Many onboard a crowded boat that sank off the coast of Bangladesh yesterday, which killed 15 women and children, were human trafficking victims being smuggled into Malaysia to become brides, international news agencies reported.
Seventy of the estimated 130 refugees on board the 13-meter long fishing trawler were rescued, Bangladeshi officials said.
Of the survivors, two are suspected traffickers who are being interrogated by the authorities, BBC Bengalireported.
Among the Rohingya refugees on the boat were young women who were to be smuggled into Malaysia as brides, Cox’s Bazaar police superintendent Masud Hossain said.
Naval officer in charge SM Zahidul Islam said patrolling naval and coastguard vessels found the capsized fishing trawler near the St Martins islands, and are searching for another boat believed to also be trafficking refugees.
“We haven't found any sign of the second boat yet. We will continue our operation," Islam said.
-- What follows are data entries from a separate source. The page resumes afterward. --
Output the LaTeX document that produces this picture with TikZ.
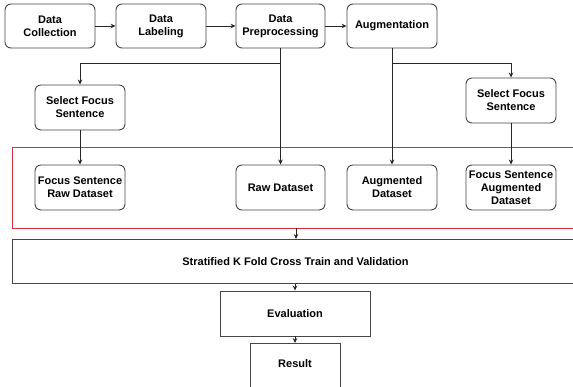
\documentclass[tikz,border=0pt]{standalone}
\usepackage{fontspec}
\setmainfont{Liberation Sans}
\usetikzlibrary{arrows.meta}
\definecolor{edgegray}{RGB}{70,70,70}
\definecolor{redline}{RGB}{215,45,60}
\begin{document}
\begin{tikzpicture}[x=1pt,y=-1pt,
  rbox/.style={draw=edgegray,line width=0.9pt,rounded corners=6pt,fill=white,
    font=\bfseries\fontsize{11}{13}\selectfont,align=center,inner sep=0pt},
  sbox/.style={draw=edgegray,line width=0.9pt,fill=white,
    font=\bfseries\fontsize{11}{13}\selectfont,align=center,inner sep=0pt},
  conn/.style={draw=black!85,line width=0.8pt},
  arr/.style={conn,-{Stealth[length=5pt,width=4.5pt]}}]
\useasboundingbox (0,0) rectangle (573,387);
\clip (0,0) rectangle (573,387);
% red region
\draw[redline,line width=0.9pt] (12,147) rectangle (580,228);
% top row
\node[rbox,minimum width=90pt,minimum height=44pt] (dc) at (50,26) {Data\\Collection};
\node[rbox,minimum width=90pt,minimum height=44pt] (dl) at (161,26) {Data\\Labeling};
\node[rbox,minimum width=89pt,minimum height=44pt] (dp) at (280.5,26) {Data\\Preprocessing};
\node[rbox,minimum width=90pt,minimum height=44pt] (au) at (392,26) {Augmentation};
% select focus
\node[rbox,minimum width=90pt,minimum height=45pt] (sf1) at (80,107.5) {Select Focus\\Sentence};
\node[rbox,minimum width=90pt,minimum height=45pt] (sf2) at (511,100.5) {Select Focus\\Sentence};
% datasets
\node[rbox,minimum width=90pt,minimum height=45pt] (fsr) at (80,187.5) {Focus Sentence\\Raw Dataset};
\node[rbox,minimum width=89pt,minimum height=45pt] (raw) at (280.5,187.5) {Raw Dataset};
\node[rbox,minimum width=90pt,minimum height=45pt] (aug) at (392,187.5) {Augmented\\Dataset};
\node[rbox,minimum width=90pt,minimum height=45pt] (fsa) at (511,187.5) {Focus Sentence\\Augmented\\Dataset};
% bottom
\node[sbox,minimum width=566pt,minimum height=44pt,anchor=north west] (skf) at (12,239) {Stratified K Fold Cross Train and Validation};
\node[sbox,minimum width=150pt,minimum height=45pt] (ev) at (295,313.5) {Evaluation};
\node[sbox,minimum width=90pt,minimum height=60pt,anchor=north] (re) at (295,343) {\raisebox{20pt}{Result}};
\coordinate (redbot) at (296,228);
% connectors
\draw[arr] (dc.east) -- (dl.west);
\draw[arr] (dl.east) -- (dp.west);
\draw[arr] (dp.east) -- (au.west);
\draw[arr] (dp.south) -- (raw.north);
\draw[arr] (dp.south |- 0,63) -| (sf1.north);
\draw[arr] (au.south) -- (aug.north);
\draw[arr] (au.south |- 0,63) -| (sf2.north);
\draw[arr] (sf1.south) -- (fsr.north);
\draw[arr] (sf2.south) -- (fsa.north);
\draw[arr] (redbot) -- (redbot |- skf.north);
\draw[arr] (ev.north |- skf.south) -- (ev.north);
\draw[arr] (ev.south) -- (re.north);
\end{tikzpicture}
\end{document}
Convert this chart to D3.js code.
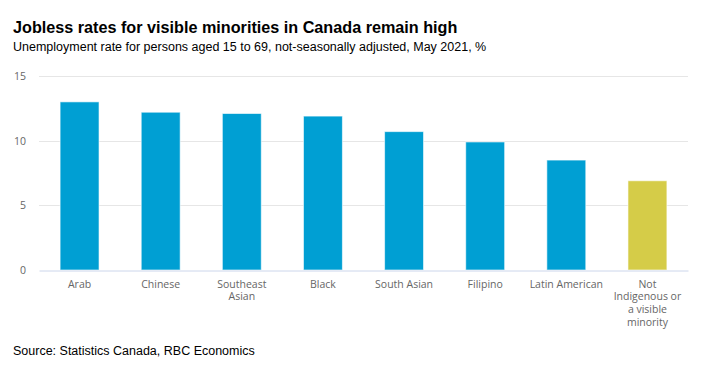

Those on board told rescuers they paid around forty thousand rupees (close to RM2,000) per head to traffickers to make the 2,000 kilometre journey, he said.
They also told rescuers they had relatives in Malaysia, he said.
In a joint statement, the International Organisation for Migration (IOM) and the UN refugee agency offered support for survivors.
"UNHCR and IOM are saddened by this tragic loss of life and, together with our other UN and NGO partners, are standing by to offer assistance to the (Bangladeshi) government in responding to the needs of the survivors, be it food, shelter, or medical (care)."
An estimated one million Rohingya people have tried to cross the seas to reach Malaysia from the overcrowded refugee camps of Cox’s Bazaar in Bangladesh, Al Jazeerareported.
Earlier, the news network also reported how Rohingya women and girls are trafficked from these refugee camps to become brides for Rohingya men living in Malaysia.
Since last year, Bangladesh enforcement agencies have picked up more than 500 Rohingya as they waited to board boats to leave Bangladesh.
At least seven suspected traffickers were shot dead in 2019 in clashes with police, it reported.
Trafficking increases during the November to March period when the sea is calmer, making it possible for small fishing trawlers to make the trip. In 2015, an estimated 25,000 Rohingya left Bangladesh and Myanmar on boats trying to get to Thailand, Malaysia and Indonesia. Many of those boats sank.